Chapter Four, “Ritual and Literary Unity of Deuteronomy 27–28,” Ramos makes her argument for seeing Deut 27 as serving a specific purpose within the overall narrative of Deuteronomy. Deuteronomy 27 has been the subject of much debate because it exhibits unevenness that hints at layers in the text. In particular, its focus on ritual is assumed to be a bit out of place in the midst of the legal material around it. Using rhetorical criticism, a method that, as she emphasizes, does not exclude the combining of differently dated material into a cohesive whole, she focuses on the value of a bigger-picture approach to the narrative. When combined with the comparative work just completed in her previous chapters, she makes a compelling case that a reexamination viewing Deut 27–28 as a literary unity is necessary to fully understand what is happening in these chapters.
In chapter four she brings her points together, arguing that the connections between the incantation texts, STE, and other evidence makes the late Iron Age the likely date of the background setting of Deut 27–30. While many view the ritual material in Deuteronomy as a late addition that disrupts the narrative, Ramos’ study shows Deut 27 as an integral part of the surrounding legal material. Many of her stated conclusions are tied together in this section. Ritual was applied to the realm of political oaths in the period portrayed by Deut 27–30; ritual always had a performative element, so the actions described in Deut 27 are not distinct in their performance of the rituals listed; the performance of the curses was a means of showing what might befall oath breakers; and ritual was a critical aspect of community because it served as both warning and comfort during liminal times. The narrative of Deut 27–30 focuses on a shift in leadership from Moses to Joshua, as well as a shift in location from desert to Promised Land, and it focuses on a political agreement between YHWH and his people. Based on what she shows about ritual, the rituals of Deut 27 serve the important purpose of reminding the people of their identity, but also of warning of the doom that will befall the community if they break the oath (covenant) between themselves and YHWH. Therefore, despite the layers of the text, the supposed lateness of all things ritual, and the unevenness in various aspects of Deut 27, seeing this chapter as connected to the legal material around it shows how ritual enhances the making of this oath.

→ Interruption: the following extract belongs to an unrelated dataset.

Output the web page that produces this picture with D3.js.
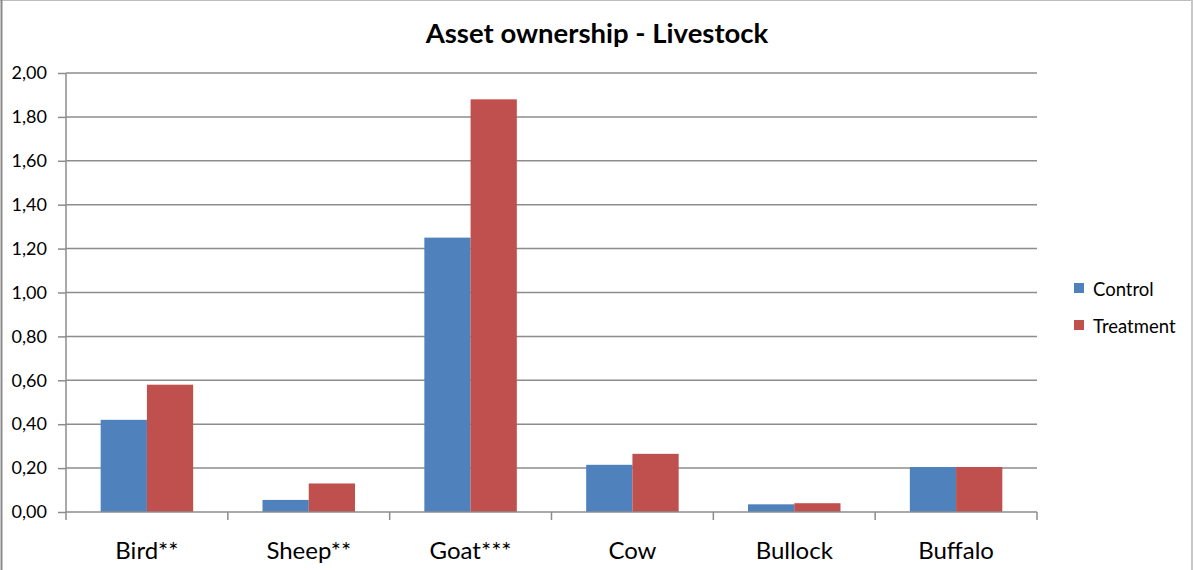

The final chapter before the conclusion is chapter five, “Ritual Innovation in Deuteronomy,” and it focuses on Deut 6 and 12 to show various innovations made by the author(s) of the book. Generally speaking, ritual innovation receives a negative evaluation in the Hebrew Bible, but Deut 6 and 12 portray certain innovations as positive. Ramos shows how the author(s) of these chapters couches the innovation in the guise of the familiar in ways that call upon acceptable practices and cultural norms, and then shifts them so that, while they are different, they appear as progressive change rather than as something completely new. While very interesting and insightful, it was not entirely clear to me how this chapter connected to the work that came before or advanced the primary arguments of the book up to this point.
In conclusion, the style of the book and its use of comparative material underscores that it is a resource geared toward specialist readers rather than a general audience. Ramos does a good job of presenting the evidence for understanding Deut 27–30 in the wider narrative and reading the ritual material as an enhancement to the legal texts around it. Her focus on ritual, and in particular the performance of ritual in conjunction with ratification of oaths/covenants, shifts the conversation of Deut 27 in profound and helpful ways.